具体的な計画として、2026年の販売開始までに全国8拠点のディーラーを開設。さらに、サービスに関しては既存の事業者との提携を進め、全国約100箇所のサービス拠点を確保した上で事業をスタートするとしています。

※ ※ ※
今回発表された「PV5」は、単なる新型の商用バンではなく、ユーザーの用途に応じてその姿を変える、まさに「プラットフォーム」と呼ぶにふさわしい革新的な一台です。
キアは、日本の商用車市場における「EVの空白地帯」という明確な機会を見出し、政府の推進策を追い風に参入を決断しました。
そして、その成功の鍵を握るパートナーである双日は、法人需要と個人の趣味領域という具体的なターゲットを定め、初年度1000台という意欲的な目標と共に、信頼の基盤となるサービス網の構築を着々と進めています。

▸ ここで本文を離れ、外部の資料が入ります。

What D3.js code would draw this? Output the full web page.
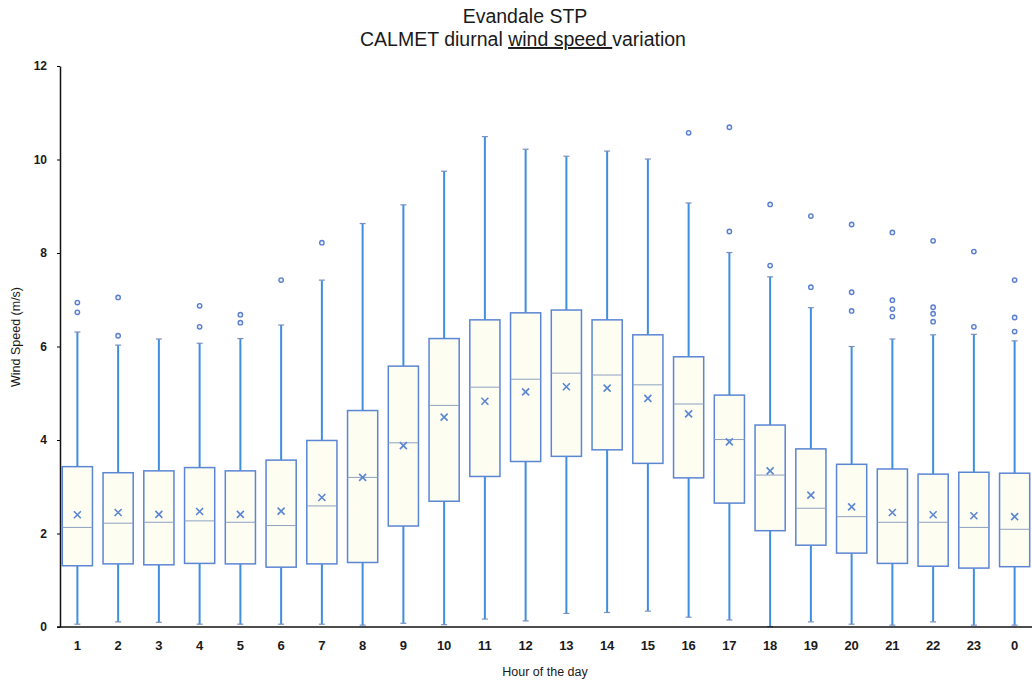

この後、「PV5」は10月末から開催される「ジャパンモビリティショー」で日本初公開され、いよいよ2026年春の販売開始を待つことになります。
ユーザーと“共に創る”という新しい思想から生まれたこのクルマが、日本の「働くクルマ」の未来をどう変えていくのか。その動向から目が離せません。
【Kia PV5の仕様】
●Passenger (2-3-0)
全長:4695 mm
全幅:1895 mm
全高:1899mm(アンテナ除く)
ホイールベース:2,995 mm
バッテリー:71.2 kWh/51.5kWh※共にニッケル・コバルト・マンガン(NCM)
モーター/トルク出力:最大120kW/250Nm
走行距離 (AER, WLTC 基準):基本型377km、航続型521 km
●Cargo (Long)
全長:4695 mm
全幅:1895 mm
全高:1899mm(アンテナ除く)
ホイールベース:2,995 mm
バッテリー:43.3kWhリン酸鉄リチウム(LFP)、51.5kWh/71.2 kWh※共にニッケル・コバルト・マンガン(NCM)
モーター/トルク出力:最大120kW/250Nm
走行距離 (AER, WLTC 基準):経済型TBD、基本型377km、航続型521 km
※上記の仕様はKia社内の測定基準に基づいています。